= Leo Schmidt =

German curator

Leo Schmidt (born Leopold Rupert Schmidt, in 1953) is a German curator of monuments and a historian of art and architecture. He is professor at the department of architectural conservation at the Brandenburg University of Technology.

==Early life and education==

Schmidt studied art history, classical archeology and history at the University of Freiburg and at LMU Munich. In 1980, he gained his Doctor of Philosophy at the University of Freiburg with a thesis on the architecture of Holkham Hall.

== Career ==

From 1980 until 1995, Schmidt worked as a senior investigator in the State Department for the Care of Historic Buildings in Baden-Württemberg; last as the head of department of monument inventory in Baden. Since 1995, he is full professor holding the chair for architectural conservation at the Brandenburg University of Technology.

Schmidt's research interests include the theory and practice of heritage preservation and its history, the history of city development and historic town centres, and architecture and urban planning during the reign of the Wilhelmine Empire. He has studied building archeology and heritage preservation of English Country houses of the 18th century. He has compiled a history of the building of the Berlin Wall and the army research center Peenemünde. He has published a number of books and articles on this subject.

Since 2006, he is a fellow of the Society of Antiquaries of London.

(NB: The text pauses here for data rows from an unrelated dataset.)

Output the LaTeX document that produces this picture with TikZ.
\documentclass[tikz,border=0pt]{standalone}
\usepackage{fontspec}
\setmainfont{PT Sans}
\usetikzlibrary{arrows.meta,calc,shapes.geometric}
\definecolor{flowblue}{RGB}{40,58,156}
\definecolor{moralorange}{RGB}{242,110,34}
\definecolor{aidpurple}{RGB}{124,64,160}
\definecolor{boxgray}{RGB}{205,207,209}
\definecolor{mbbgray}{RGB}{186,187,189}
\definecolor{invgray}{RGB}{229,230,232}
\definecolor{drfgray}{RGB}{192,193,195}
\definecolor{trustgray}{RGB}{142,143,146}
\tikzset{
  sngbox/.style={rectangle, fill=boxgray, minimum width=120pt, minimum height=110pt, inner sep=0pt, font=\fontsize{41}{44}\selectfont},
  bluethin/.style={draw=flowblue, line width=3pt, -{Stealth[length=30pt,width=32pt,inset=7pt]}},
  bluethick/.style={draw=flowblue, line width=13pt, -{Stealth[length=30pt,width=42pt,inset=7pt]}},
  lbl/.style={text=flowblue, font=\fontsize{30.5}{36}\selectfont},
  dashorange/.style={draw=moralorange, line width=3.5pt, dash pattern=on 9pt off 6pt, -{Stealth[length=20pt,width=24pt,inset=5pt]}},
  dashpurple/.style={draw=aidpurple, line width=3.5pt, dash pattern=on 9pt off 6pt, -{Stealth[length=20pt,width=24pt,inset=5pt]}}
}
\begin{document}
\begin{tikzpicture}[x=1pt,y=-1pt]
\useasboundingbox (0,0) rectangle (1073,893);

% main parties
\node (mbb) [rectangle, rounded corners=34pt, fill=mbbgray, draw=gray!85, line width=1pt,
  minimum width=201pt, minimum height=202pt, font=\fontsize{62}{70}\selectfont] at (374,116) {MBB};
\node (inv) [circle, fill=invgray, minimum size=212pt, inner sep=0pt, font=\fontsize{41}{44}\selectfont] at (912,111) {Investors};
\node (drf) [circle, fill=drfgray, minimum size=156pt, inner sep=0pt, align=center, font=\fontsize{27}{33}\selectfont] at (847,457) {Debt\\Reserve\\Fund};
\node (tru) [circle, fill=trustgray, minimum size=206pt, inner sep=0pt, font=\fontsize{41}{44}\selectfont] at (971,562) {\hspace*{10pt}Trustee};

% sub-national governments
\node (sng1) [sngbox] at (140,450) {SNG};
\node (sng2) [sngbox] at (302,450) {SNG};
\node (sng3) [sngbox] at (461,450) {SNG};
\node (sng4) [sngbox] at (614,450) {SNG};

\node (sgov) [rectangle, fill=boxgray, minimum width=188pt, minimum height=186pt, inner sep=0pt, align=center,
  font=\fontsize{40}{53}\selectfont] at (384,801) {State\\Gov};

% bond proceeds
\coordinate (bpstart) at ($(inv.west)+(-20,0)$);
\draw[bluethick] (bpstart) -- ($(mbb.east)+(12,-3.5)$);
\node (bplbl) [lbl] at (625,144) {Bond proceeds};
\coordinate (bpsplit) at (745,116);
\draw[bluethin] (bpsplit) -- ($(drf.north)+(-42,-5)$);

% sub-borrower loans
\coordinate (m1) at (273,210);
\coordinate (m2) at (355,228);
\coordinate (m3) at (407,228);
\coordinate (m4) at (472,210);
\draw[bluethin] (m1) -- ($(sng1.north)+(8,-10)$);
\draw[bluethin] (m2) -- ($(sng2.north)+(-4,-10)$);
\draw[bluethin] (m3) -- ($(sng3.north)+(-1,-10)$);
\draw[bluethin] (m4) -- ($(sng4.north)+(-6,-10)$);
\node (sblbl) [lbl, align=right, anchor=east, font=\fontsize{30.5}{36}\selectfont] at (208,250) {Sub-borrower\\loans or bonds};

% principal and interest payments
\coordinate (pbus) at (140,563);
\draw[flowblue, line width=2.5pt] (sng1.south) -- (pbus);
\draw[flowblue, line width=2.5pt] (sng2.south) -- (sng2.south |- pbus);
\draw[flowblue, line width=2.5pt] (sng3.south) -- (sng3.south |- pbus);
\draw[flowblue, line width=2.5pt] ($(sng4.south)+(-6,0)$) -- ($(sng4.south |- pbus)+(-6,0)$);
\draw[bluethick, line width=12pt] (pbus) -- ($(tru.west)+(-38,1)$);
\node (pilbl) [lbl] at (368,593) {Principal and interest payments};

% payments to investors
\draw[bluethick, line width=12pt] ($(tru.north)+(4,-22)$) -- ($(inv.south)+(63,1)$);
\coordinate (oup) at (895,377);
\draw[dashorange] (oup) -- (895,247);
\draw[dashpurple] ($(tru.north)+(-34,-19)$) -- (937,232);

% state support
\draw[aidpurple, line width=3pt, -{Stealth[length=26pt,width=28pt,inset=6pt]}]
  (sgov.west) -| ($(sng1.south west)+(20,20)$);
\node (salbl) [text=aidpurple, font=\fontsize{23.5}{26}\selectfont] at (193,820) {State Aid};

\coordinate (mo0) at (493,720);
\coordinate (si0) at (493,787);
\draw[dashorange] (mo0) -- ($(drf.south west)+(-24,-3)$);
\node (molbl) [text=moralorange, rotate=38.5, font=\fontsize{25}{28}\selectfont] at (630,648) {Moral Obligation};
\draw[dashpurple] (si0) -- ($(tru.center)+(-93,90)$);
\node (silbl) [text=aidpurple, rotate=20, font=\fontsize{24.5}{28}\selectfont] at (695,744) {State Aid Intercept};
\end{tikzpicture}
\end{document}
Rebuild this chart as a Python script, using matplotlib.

== Selected publications ==
- Leo Schmidt, Peter Burman, Christian Keller: Looking Forwards: The Country House in Contemporary Research and Conservation, Proceedings of the Conference in York in 1999. Cottbus 2001
- Polly Feversham, Leo Schmidt: Die Berliner Mauer Heute - Denkmalwert und Umgang. The Berlin Wall Today - Cultural Significance and Conservation Issues, Berlin 1999; ISBN 3-345-00733-9
- Axel Klausmeier, Leo Schmidt: Wall Remnants - Wall Traces, Bad Münstereifel 2004; ISBN 3-929592-40-1
- Leo Schmidt, Henriette von Preuschen (Hrsg.): On Both Sides of the Wall. Preservation of Monuments and Sites of the Cold War Era - Auf beiden Seiten der Mauer. Denkmalpflege an Objekten des Kalten Krieges, Bad Münstereifel 2005; ISBN 3-929592-76-2
- Leo Schmidt, Christian Keller, Polly Feversham: Holkham, München-Berlin-London-New York 2005; ISBN 3-7913-3414-X
- Countess of Hopetoun, Polly Feversham and Leo Schmidt (editors), Hopetoun, Scotland's Finest Stately Home (Hirmer Verlag GmbH, Munich, 2020) ISBN 978-3777434391.